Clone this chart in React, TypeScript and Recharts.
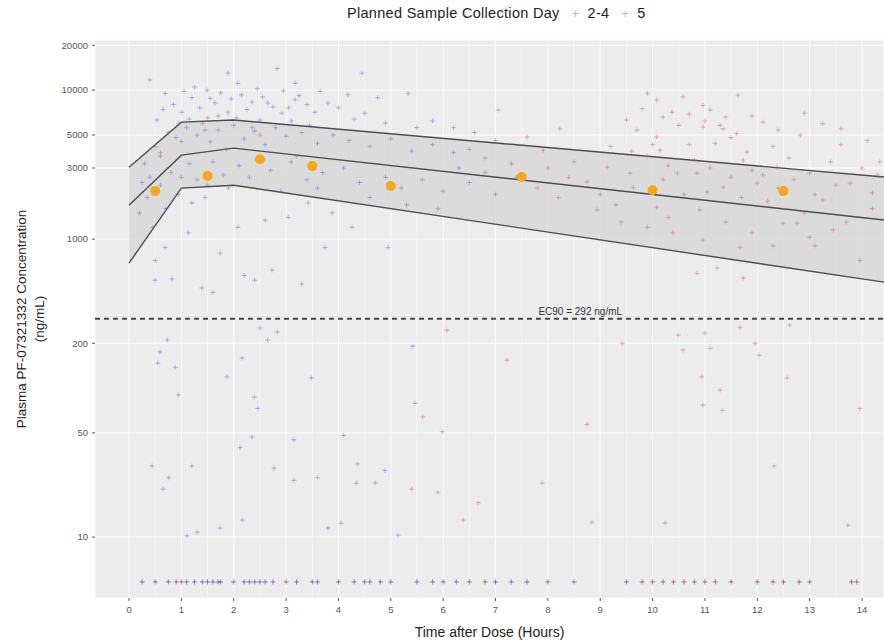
import {
  Area,
  CartesianGrid,
  ComposedChart,
  Line,
  ReferenceLine,
  Scatter,
  XAxis,
  YAxis,
} from 'recharts'

// ribbon (model prediction interval), knots in hours
const ribbonTimes = [0, 1, 2, 14.42]
const ribbonLower = [690, 2200, 2300, 514]
const ribbonMedian = [1690, 3660, 4080, 1343]
const ribbonUpper = [3040, 6100, 6300, 2610]

// orange binned observed medians
const medianTimes = [0.5, 1.5, 2.5, 3.5, 5, 7.5, 10, 12.5]
const medianConc = [2100, 2650, 3440, 3090, 2270, 2610, 2130, 2100]

// individual observations [hours, ng/mL]
const day24Obs: Array<[number, number]> = [
  [0.4, 11700], [1.89, 13000], [2.08, 11100], [2.83, 14000], [3.17, 11100], [4.45, 13000],
  [1.49, 10000], [0.69, 9500], [1.2, 8900], [1.64, 8200], [2.35, 8300], [2.65, 8200],
  [3.17, 8600], [3.8, 8200], [4.18, 9300], [4.5, 7000], [4.75, 8900], [5.33, 9500],
  [1.01, 7100], [1.89, 7100], [2.92, 7000], [0.53, 6300], [3.55, 7100], [5.8, 6200],
  [6.2, 5600], [6.6, 5200], [7.0, 4600],
  [0.85, 8000], [1.05, 9800], [1.25, 10500], [1.35, 7600], [1.55, 8800], [1.75, 9600],
  [1.95, 8700], [2.15, 9300], [2.25, 7400], [2.45, 10200], [2.55, 9000], [2.75, 7700],
  [2.95, 9900], [3.05, 7600], [3.25, 9200], [3.4, 8000], [3.65, 9800], [4.0, 7600],
  [1.15, 6400], [1.7, 6700], [2.05, 6500], [2.5, 6300], [3.1, 6200], [0.65, 7400],
  [0.95, 6000], [1.45, 5400], [2.35, 5600], [3.45, 5800], [4.3, 6400], [4.9, 6000],
  [5.5, 5600],
  [0.3, 3200], [0.5, 4200], [0.6, 3600], [0.75, 5200], [0.9, 4800], [1.1, 5600],
  [1.3, 5000], [1.4, 6000], [1.55, 4500], [1.7, 5400], [1.85, 4000], [2.0, 5800],
  [2.2, 4700], [2.4, 5300], [2.6, 4300], [2.8, 5600], [3.0, 4900], [3.3, 5200],
  [3.6, 4400], [3.9, 5000], [4.2, 4600], [4.6, 4200], [5.0, 4700], [5.4, 3900],
  [5.8, 4300], [6.2, 3800],
  [0.2, 1500], [0.35, 1900], [0.45, 1200], [0.6, 2300], [0.8, 2800], [0.95, 2000],
  [1.15, 3200], [1.3, 2500], [1.6, 3300], [1.8, 2700], [2.1, 3100], [2.3, 2600],
  [2.7, 2900], [3.1, 3300], [3.4, 2500], [3.7, 2800], [4.1, 3000], [4.4, 2400],
  [4.9, 2600], [5.2, 2200], [5.6, 2500], [6.0, 2100], [6.5, 2400], [7.0, 2000],
  [0.4, 2600], [0.25, 2400], [0.7, 1600], [1.0, 2600], [1.5, 2300], [2.9, 2100],
  [3.6, 2200], [4.6, 1900], [5.3, 1700], [5.9, 1600], [6.3, 3000], [6.8, 2800],
  [7.3, 3200],
  [1.2, 1750], [1.13, 1100], [0.69, 880], [0.5, 720], [0.5, 530], [0.82, 540],
  [1.39, 470], [1.6, 440], [2.2, 570], [2.4, 530], [3.3, 500], [2.73, 620],
  [1.74, 805], [2.6, 1340], [3.04, 1400], [3.42, 1750], [3.88, 1500], [4.26, 1200],
  [3.74, 880], [4.95, 880], [2.08, 1200], [1.45, 1900],
  [0.73, 210], [0.59, 175], [0.55, 147], [0.88, 138], [0.94, 90], [2.5, 253],
  [2.65, 210], [2.83, 238], [2.16, 159], [1.87, 119], [2.39, 87], [2.46, 73],
  [2.35, 47], [2.12, 40], [3.48, 117], [3.15, 45], [4.1, 48], [0.44, 30],
  [1.2, 30], [0.76, 25], [0.65, 21], [2.77, 29], [3.15, 24], [3.6, 25],
  [4.37, 31], [4.34, 23], [4.7, 23], [4.89, 28], [5.42, 191], [5.46, 79],
  [2.16, 13], [1.74, 11.5], [1.3, 10.8], [1.11, 10.2], [3.8, 11.5], [4.05, 12.4],
  [5.14, 10.3],
]

const day5Obs: Array<[number, number]> = [
  [7.05, 7350], [10.58, 9000], [11.63, 9250], [10.08, 8570], [10.96, 7900], [11.1, 7350],
  [10.37, 7100], [11.29, 5800], [11.35, 5500], [10.96, 5650], [12.11, 6100], [13.25, 5950],
  [12.82, 5000], [14.1, 4600], [14.34, 3300], [8.23, 5500], [9.7, 5400], [10.08, 4840],
  [10.14, 3950], [11.8, 3840], [11.73, 3390], [10.47, 2770], [10.85, 2770], [11.04, 2070],
  [11.35, 2230], [12.0, 2380], [10.08, 1640], [10.9, 1570], [10.39, 1100], [10.96, 985],
  [11.67, 880], [12.49, 1280], [12.76, 1280], [13.0, 1030], [13.96, 720], [13.45, 1150],
  [13.77, 2380], [14.2, 2040], [10.85, 590], [11.73, 547], [11.23, 640], [9.13, 3040],
  [8.75, 2420], [9.57, 2770], [8.94, 1570], [7.91, 3950], [7.6, 4840], [12.38, 3040],
  [13.0, 2770], [13.25, 1830], [9.63, 2230],
  [9.5, 6300], [9.8, 7500], [10.2, 6600], [10.5, 5800], [10.7, 6900], [11.0, 6200],
  [11.2, 4400], [11.4, 6600], [11.6, 5100], [11.9, 6700], [12.4, 5400], [9.6, 3900],
  [10.0, 4300], [10.2, 2500], [10.6, 2000], [10.8, 3400], [11.1, 3000], [11.5, 2600],
  [11.7, 1900], [12.1, 2700], [12.4, 2200], [12.7, 2500], [13.1, 2000], [13.5, 2300],
  [14.2, 1600], [9.0, 2000], [9.4, 1300], [9.9, 1200], [10.3, 1400], [11.4, 1300],
  [11.9, 1100], [12.3, 900], [13.1, 900], [8.0, 3000], [8.4, 2600], [7.8, 2200],
  [14.3, 2700], [9.9, 9500], [12.9, 7000], [13.6, 5500],
  [0.6, 3800], [1.0, 4500], [1.5, 6500], [2.5, 5000], [3.2, 3600], [1.9, 2200],
  [6.5, 4000], [6.8, 3500], [7.4, 2600], [8.5, 3300], [9.2, 4200], [9.9, 3600],
  [10.3, 3100], [10.7, 4300], [11.5, 4800], [11.9, 2900], [12.3, 4200], [12.6, 3500],
  [13.4, 3300], [13.6, 4300], [14.0, 3000], [8.2, 1900], [9.3, 1700], [12.2, 1800],
  [12.9, 1500], [13.7, 1300],
  [5.61, 64], [5.98, 51], [6.07, 245], [5.4, 21], [5.9, 20], [6.67, 17],
  [6.38, 13], [7.22, 154], [9.42, 200], [10.49, 227], [11.0, 234], [10.58, 180],
  [11.1, 185], [11.67, 256], [11.96, 200], [12.03, 166], [10.94, 119], [11.29, 97],
  [10.96, 77], [11.33, 71], [12.57, 117], [13.96, 73], [8.75, 57], [7.89, 23],
  [12.32, 30], [8.84, 12.6], [10.24, 12.4], [13.73, 12], [12.62, 265],
]

// below-quantification samples, plotted at a fixed concentration
const blqConc = 5
const blqDay24Times = [
  0.25, 0.5, 0.75, 1, 1.1, 1.25, 1.4, 1.5, 1.6, 1.75, 2, 2.2, 2.4, 2.5, 2.6, 2.75, 3.2, 3.5,
  3.6, 4.0, 4.3, 4.5, 4.6, 4.8, 5.0, 5.5, 5.8, 6.0, 6.25, 6.5, 7, 7.3, 7.6, 8.0, 8.5, 9.5,
]
const blqDay5Times = [
  0.9, 1.7, 2.3, 3, 6.8, 9.8, 10, 10.2, 10.4, 10.6, 10.8, 11, 11.2, 11.5, 12, 12.3, 12.5,
  12.8, 13, 13.8, 13.9,
]

const ec90 = 292
const xTicks = [0, 1, 2, 3, 4, 5, 6, 7, 8, 9, 10, 11, 12, 13, 14]
const yTicks = [10, 50, 200, 1000, 3000, 5000, 10000, 20000]

const COL24 = '#6b6bd0'
const COL5 = '#c8607a'
const FONT = '"Liberation Sans", Arial, sans-serif'

const ribbonData = ribbonTimes.map((t, i) => ({
  t,
  band: [ribbonLower[i], ribbonUpper[i]],
  lower: ribbonLower[i],
  median: ribbonMedian[i],
  upper: ribbonUpper[i],
}))
const toPts = (arr: Array<[number, number]>) => arr.map(([t, c]) => ({ t, c }))
const day24Pts = toPts(day24Obs)
const day5Pts = toPts(day5Obs)
const blq24Pts = blqDay24Times.map((t) => ({ t, c: blqConc }))
const blq5Pts = blqDay5Times.map((t) => ({ t, c: blqConc }))
const medianPts = medianTimes.map((t, i) => ({ t, c: medianConc[i] }))

const cross = (color: string, opacity: number) => (p: any) => {
  const { cx, cy } = p
  if (cx == null || cy == null) return <g />
  return (
    <g stroke={color} strokeOpacity={opacity} strokeWidth={1}>
      <line x1={cx - 2.5} y1={cy} x2={cx + 2.5} y2={cy} />
      <line x1={cx} y1={cy - 2.5} x2={cx} y2={cy + 2.5} />
    </g>
  )
}

const dot = (p: any) => <circle cx={p.cx} cy={p.cy} r={5} fill="#f5a81c" />

function YTitle({ viewBox }: any) {
  const cy = viewBox.y + viewBox.height / 2
  return (
    <g fontFamily={FONT} fontSize={13.5} fill="#222">
      <text x={21} y={cy} transform={`rotate(-90 21 ${cy})`} textAnchor="middle" dominantBaseline="central">
        Plasma PF-07321332 Concentration
      </text>
      <text x={39} y={cy} transform={`rotate(-90 39 ${cy})`} textAnchor="middle" dominantBaseline="central">
        (ng/mL)
      </text>
    </g>
  )
}

function XTitle({ viewBox }: any) {
  return (
    <text x={viewBox.x + viewBox.width / 2} y={viewBox.y + 39} textAnchor="middle" fontFamily={FONT} fontSize={14} fill="#222">
      Time after Dose (Hours)
    </text>
  )
}

function Ec90Label({ viewBox }: any) {
  return (
    <text x={viewBox.x + viewBox.width * 0.615} y={viewBox.y - 4} textAnchor="middle" fontFamily={FONT} fontSize={10} fill="#333">
      EC90 = {ec90} ng/mL
    </text>
  )
}

export default function App() {
  return (
    <div style={{ position: 'relative', width: 884, height: 642, background: '#fff' }}>
      <style>{'body{margin:0}'}</style>
      <div
        style={{
          position: 'absolute',
          top: 5,
          left: 347,
          display: 'flex',
          alignItems: 'center',
          fontFamily: FONT,
          fontSize: 14.5,
          letterSpacing: 0.3,
          color: '#222',
          whiteSpace: 'nowrap',
        }}
      >
        <span>Planned Sample Collection Day</span>
        <span style={{ color: COL24, opacity: 0.5, marginLeft: 12, fontSize: 13 }}>+</span>
        <span style={{ marginLeft: 8 }}>2-4</span>
        <span style={{ color: COL5, opacity: 0.5, marginLeft: 12, fontSize: 13 }}>+</span>
        <span style={{ marginLeft: 8 }}>5</span>
      </div>
      <ComposedChart width={884} height={642} data={ribbonData} margin={{ top: 40, right: 0, bottom: 0, left: 0 }}>
        <CartesianGrid
          fill="#ececec"
          stroke="#f8f8f8"
          strokeWidth={0.6}
          verticalValues={xTicks.map((v) => v + 0.5)}
          horizontalValues={[]}
        />
        <CartesianGrid fill="none" stroke="#fafafa" strokeWidth={1} />
        <XAxis
          dataKey="t"
          type="number"
          domain={[-0.65, 14.42]}
          ticks={xTicks}
          allowDataOverflow
          axisLine={false}
          tickSize={3}
          tickMargin={5}
          tickLine={{ stroke: '#555' }}
          tick={{ fontSize: 9.5, fill: '#555', fontFamily: FONT }}
          height={44}
          label={<XTitle />}
        />
        <YAxis
          dataKey="c"
          scale="log"
          domain={[3.9, 21700]}
          ticks={yTicks}
          allowDataOverflow
          axisLine={false}
          tickSize={3}
          tickMargin={4}
          tickLine={{ stroke: '#555' }}
          tick={{ fontSize: 9.5, fill: '#555', fontFamily: FONT }}
          width={95}
          label={<YTitle />}
        />
        <Area
          dataKey="band"
          type="linear"
          fill="#d8d8d8"
          fillOpacity={0.85}
          stroke="none"
          isAnimationActive={false}
        />
        <Scatter data={day24Pts} dataKey="c" shape={cross(COL24, 0.45)} isAnimationActive={false} />
        <Scatter data={day5Pts} dataKey="c" shape={cross(COL5, 0.45)} isAnimationActive={false} />
        <Scatter data={blq24Pts} dataKey="c" shape={cross('#4a3a8a', 0.6)} isAnimationActive={false} />
        <Scatter data={blq5Pts} dataKey="c" shape={cross('#8a2a4a', 0.6)} isAnimationActive={false} />
        <Line dataKey="upper" type="linear" stroke="#4d4d4d" strokeWidth={1.4} dot={false} isAnimationActive={false} />
        <Line dataKey="median" type="linear" stroke="#4d4d4d" strokeWidth={1.4} dot={false} isAnimationActive={false} />
        <Line dataKey="lower" type="linear" stroke="#4d4d4d" strokeWidth={1.4} dot={false} isAnimationActive={false} />
        <ReferenceLine y={ec90} stroke="#444" strokeWidth={2} strokeDasharray="5 4" label={<Ec90Label />} />
        <Scatter data={medianPts} dataKey="c" shape={dot} isAnimationActive={false} />
      </ComposedChart>
    </div>
  )
}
———
What you need to do — From the first line above down to the line with "2610, 2130, 2100]", reproduce every line and no others, omitting pictures.

Correct result —
Clone this chart in React, TypeScript and Recharts.
import {
  Area,
  CartesianGrid,
  ComposedChart,
  Line,
  ReferenceLine,
  Scatter,
  XAxis,
  YAxis,
} from 'recharts'

// ribbon (model prediction interval), knots in hours
const ribbonTimes = [0, 1, 2, 14.42]
const ribbonLower = [690, 2200, 2300, 514]
const ribbonMedian = [1690, 3660, 4080, 1343]
const ribbonUpper = [3040, 6100, 6300, 2610]

// orange binned observed medians
const medianTimes = [0.5, 1.5, 2.5, 3.5, 5, 7.5, 10, 12.5]
const medianConc = [2100, 2650, 3440, 3090, 2270, 2610, 2130, 2100]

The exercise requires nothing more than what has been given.